The city of Dinant, sandwiched between the Meuse River and its citadel, is known for its magnificent architecture and great views from the mountaintop fortress. Spend a day visiting the waterfalls of the Grotto of Dinant or the Sanctuary of Beauraing, and then grab a table at any one of the local cafes while taking in the views from one of Belgium’s, and Europe’s, most beautiful small cities.
This small town in south Moravia is filled with Baroque- and Renaissance-style facades with high gables painted in pale pastels now supporting small shops and cafes. This is another true fairytale-like town, with a romantic chateau and crystal-clear ponds surrounding it, and a square that looks as if it’s come straight out of the pages of Hans Christian Andersen.
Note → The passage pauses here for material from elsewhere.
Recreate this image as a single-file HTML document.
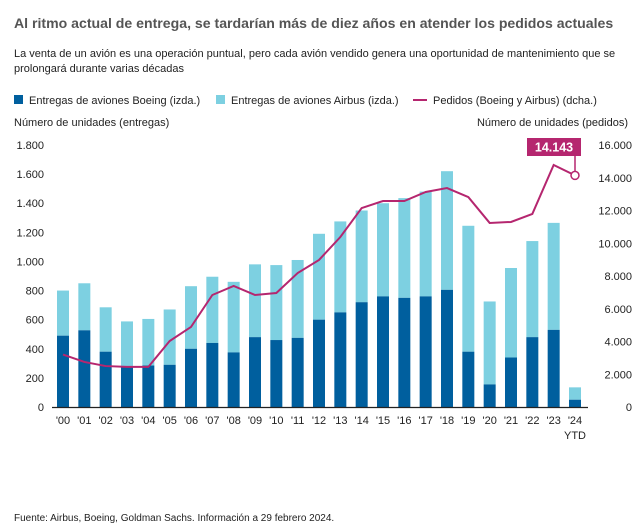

It’s one of the most perfect examples of the Italian Renaissance north of the Alps and has the distinction of housing one of the most beautiful squares in all of Europe.
Cochem is one of the most charming towns in all of Germany, with legend, folklore and a rich history found in every nook and corner. Set in the scenic Mosel river valley between the Eifel and Hundsruck, it’s surrounded by steep vineyards and quaint wine villages. The soil and climate conditions make the Mosel Valley a prime area for cultivating the Riesling grapes that are used to produce some of Germany’s finest white wine, with numerous opportunities to stop and sample them available throughout this beautiful river valley.
Smogen, located on the west coast of Sweden, is known as one of the country’s most beautiful towns with a relaxed maritime atmosphere along with picturesque fisherman’s cottages and boats dotting the landing stage near the water. The village is an especially attractive mix of shops and boutiques in old seafront wooden houses, fronted by a quay that runs for nearly 1,000 feet. The community once straddled several islands that were lying so close together that space has since been filled and is now considered to be a single island.